## BEGIN
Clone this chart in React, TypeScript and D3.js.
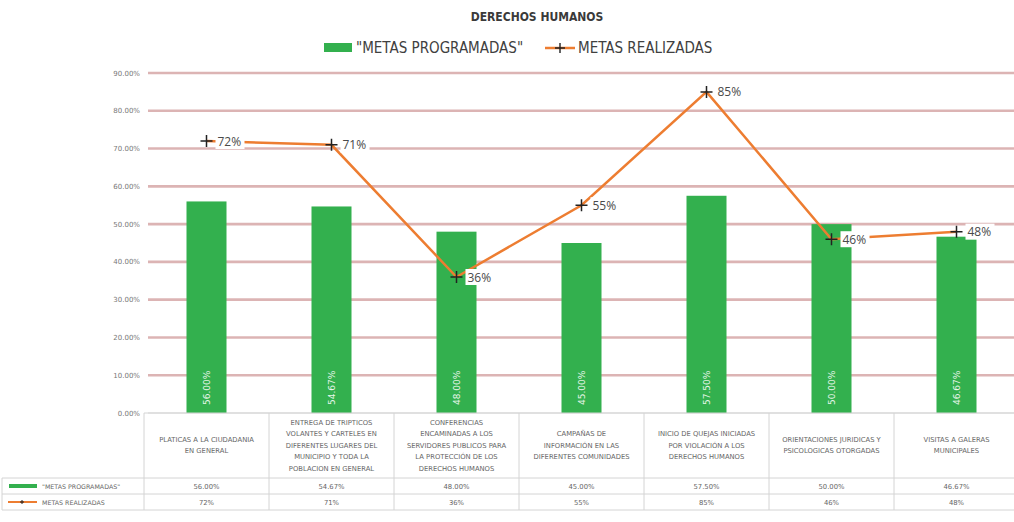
import React, { useEffect, useRef } from "react";
import * as d3 from "d3";

const categories = [
  ["PLATICAS A LA CIUDADANIA", "EN GENERAL"],
  ["ENTREGA DE TRIPTICOS", "VOLANTES Y CARTELES EN", "DIFERENTES LUGARES DEL", "MUNICIPIO Y TODA LA", "POBLACION EN GENERAL"],
  ["CONFERENCIAS", "ENCAMINADAS A LOS", "SERVIDORES PUBLICOS PARA", "LA PROTECCIÓN DE LOS", "DERECHOS HUMANOS"],
  ["CAMPAÑAS DE", "INFORMACIÓN EN LAS", "DIFERENTES COMUNIDADES"],
  ["INICIO DE QUEJAS INICIADAS", "POR VIOLACIÓN A LOS", "DERECHOS HUMANOS"],
  ["ORIENTACIONES JURIDICAS Y", "PSICOLOGICAS OTORGADAS"],
  ["VISITAS A GALERAS", "MUNICIPALES"],
];
const programadas = [56.0, 54.67, 48.0, 45.0, 57.5, 50.0, 46.67];
const realizadas = [72, 71, 36, 55, 85, 46, 48];
const yTicks = [0, 10, 20, 30, 40, 50, 60, 70, 80, 90];

const W = 1014;
const H = 522;
const condensed = "'Liberation Sans Narrow', 'DejaVu Sans Condensed', Arial, sans-serif";
const small = "'DejaVu Sans', Verdana, sans-serif";

const App = () => {
  const svgRef = useRef<SVGSVGElement>(null);

  useEffect(() => {
    const svg = d3.select(svgRef.current);
    svg.selectAll("*").remove();

    const idx = categories.map((_, i) => i);
    const x = d3.scaleBand<number>().domain(idx).range([144, 1019]);
    const y = d3.scaleLinear().domain([0, 90]).range([413, 73]);
    const barW = 40;

    svg.append("rect").attr("width", W).attr("height", H).attr("fill", "#fff");

    // title
    svg
      .append("text")
      .attr("x", 537)
      .attr("y", 21)
      .attr("text-anchor", "middle")
      .attr("font-family", condensed)
      .attr("font-weight", "bold")
      .attr("font-size", 12)
      .attr("fill", "#3a3a3a")
      .text("DERECHOS HUMANOS");

    // legend
    const lg = svg.append("g").attr("font-family", condensed).attr("font-size", 15).attr("fill", "#404040");
    lg.append("rect").attr("x", 324).attr("y", 43).attr("width", 28).attr("height", 9).attr("fill", "#33b04e");
    lg.append("text").attr("x", 356).attr("y", 53).text("\"METAS PROGRAMADAS\"");
    lg.append("line").attr("x1", 545).attr("x2", 575).attr("y1", 48).attr("y2", 48).attr("stroke", "#ed7d31").attr("stroke-width", 2.5);
    lg.append("path").attr("d", "M555,48h10M560,43v10").attr("stroke", "#222").attr("stroke-width", 1.4);
    lg.append("text").attr("x", 578).attr("y", 53).text("METAS REALIZADAS");

    // grid + y axis labels
    const grid = svg.append("g");
    grid
      .selectAll("line")
      .data(yTicks)
      .enter()
      .append("line")
      .attr("x1", 148)
      .attr("x2", W)
      .attr("y1", (d) => y(d))
      .attr("y2", (d) => y(d))
      .attr("stroke", (d) => (d === 0 ? "#d9d9d9" : "#dcb4b4"))
      .attr("stroke-width", (d) => (d === 0 ? 1 : 2.6));
    grid
      .selectAll("text")
      .data(yTicks)
      .enter()
      .append("text")
      .attr("x", 140)
      .attr("y", (d) => y(d) + 2.5)
      .attr("text-anchor", "end")
      .attr("font-family", small)
      .attr("font-size", 7)
      .attr("fill", "#777")
      .text((d) => d.toFixed(2) + "%");

    // bars
    svg
      .append("g")
      .selectAll("rect")
      .data(programadas)
      .enter()
      .append("rect")
      .attr("x", (_, i) => x(i)! + x.bandwidth() / 2 - barW / 2)
      .attr("y", (d) => y(d))
      .attr("width", barW)
      .attr("height", (d) => y(0) - y(d))
      .attr("fill", "#33b04e");

    svg
      .append("g")
      .selectAll("text")
      .data(programadas)
      .enter()
      .append("text")
      .attr("transform", (_, i) => `translate(${x(i)! + x.bandwidth() / 2 + 3},${y(0) - 8}) rotate(-90)`)
      .attr("font-family", small)
      .attr("font-size", 9)
      .attr("fill", "#e8f6ea")
      .text((d) => d.toFixed(2) + "%");

    // line
    const line = d3
      .line<number>()
      .x((_, i) => x(i)! + x.bandwidth() / 2)
      .y((d) => y(d));
    svg
      .append("path")
      .datum(realizadas)
      .attr("fill", "none")
      .attr("stroke", "#ed7d31")
      .attr("stroke-width", 2.5)
      .attr("d", line);

    const pts = svg
      .append("g")
      .selectAll("g")
      .data(realizadas)
      .enter()
      .append("g")
      .attr("transform", (d, i) => `translate(${x(i)! + x.bandwidth() / 2},${y(d)})`);
    pts.append("path").attr("d", "M-6,0h12M0,-6v12").attr("stroke", "#222").attr("stroke-width", 1.5);
    pts.append("rect").attr("x", 9).attr("y", -8).attr("width", 29).attr("height", 16).attr("fill", "#fff");
    pts
      .append("text")
      .attr("x", 11)
      .attr("y", 4.5)
      .attr("font-family", "'Open Sans', 'DejaVu Sans', sans-serif")
      .attr("font-size", 12)
      .attr("fill", "#4a4a4a")
      .text((d) => d + "%");

    // data table
    const tb = svg.append("g").attr("stroke", "#d4d4d4").attr("stroke-width", 1);
    const rowTop = 413;
    const row1 = 478;
    const row2 = 494;
    const row3 = 510;
    tb.append("line").attr("x1", 144).attr("x2", W).attr("y1", rowTop).attr("y2", rowTop);
    tb.append("line").attr("x1", 2).attr("x2", W).attr("y1", row1).attr("y2", row1);
    tb.append("line").attr("x1", 2).attr("x2", W).attr("y1", row2).attr("y2", row2);
    tb.append("line").attr("x1", 2).attr("x2", W).attr("y1", row3).attr("y2", row3);
    tb.append("line").attr("x1", 2).attr("x2", 2).attr("y1", row1).attr("y2", row3);
    tb.selectAll(".vl")
      .data([...idx, idx.length])
      .enter()
      .append("line")
      .attr("x1", (d) => 144 + d * x.step())
      .attr("x2", (d) => 144 + d * x.step())
      .attr("y1", rowTop)
      .attr("y2", row3);

    const catG = svg
      .append("g")
      .attr("font-family", small)
      .attr("font-size", 6.8)
      .attr("fill", "#666")
      .attr("text-anchor", "middle");
    categories.forEach((lines, i) => {
      const cx = x(i)! + x.bandwidth() / 2;
      const lh = 11.5;
      const startY = (rowTop + row1) / 2 - ((lines.length - 1) * lh) / 2 + 2;
      lines.forEach((t, j) => {
        catG.append("text").attr("x", cx).attr("y", startY + j * lh).text(t);
      });
      catG.append("text").attr("x", cx).attr("y", (row1 + row2) / 2 + 2.5).text(programadas[i].toFixed(2) + "%");
      catG.append("text").attr("x", cx).attr("y", (row2 + row3) / 2 + 2.5).text(realizadas[i] + "%");
    });

    // table legend keys
    const tk = svg.append("g").attr("font-family", small).attr("font-size", 6.3).attr("fill", "#666");
    tk.append("rect").attr("x", 9).attr("y", (row1 + row2) / 2 - 2).attr("width", 28).attr("height", 4).attr("fill", "#33b04e");
    tk.append("text").attr("x", 42).attr("y", (row1 + row2) / 2 + 2.5).text("\"METAS PROGRAMADAS\"");
    const ly = (row2 + row3) / 2;
    tk.append("line").attr("x1", 8).attr("x2", 37).attr("y1", ly).attr("y2", ly).attr("stroke", "#ed7d31").attr("stroke-width", 2);
    tk.append("path").attr("d", `M20,${ly}h4M22,${ly - 2}v4`).attr("stroke", "#222").attr("stroke-width", 1);
    tk.append("text").attr("x", 42).attr("y", ly + 2.5).text("METAS REALIZADAS");
  }, []);

  return (
    <svg
      ref={svgRef}
      width={W}
      height={H}
      style={{ position: "absolute", left: 0, top: 0, display: "block" }}
    />
  );
};

export default App;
## END
Exactly as written, please give again the lines from the beginning of the listing through the line containing "import * as", inclusive, without any pictures.

■ Solution to the exercise:
Clone this chart in React, TypeScript and D3.js.
import React, { useEffect, useRef } from "react";
import * as d3 from "d3";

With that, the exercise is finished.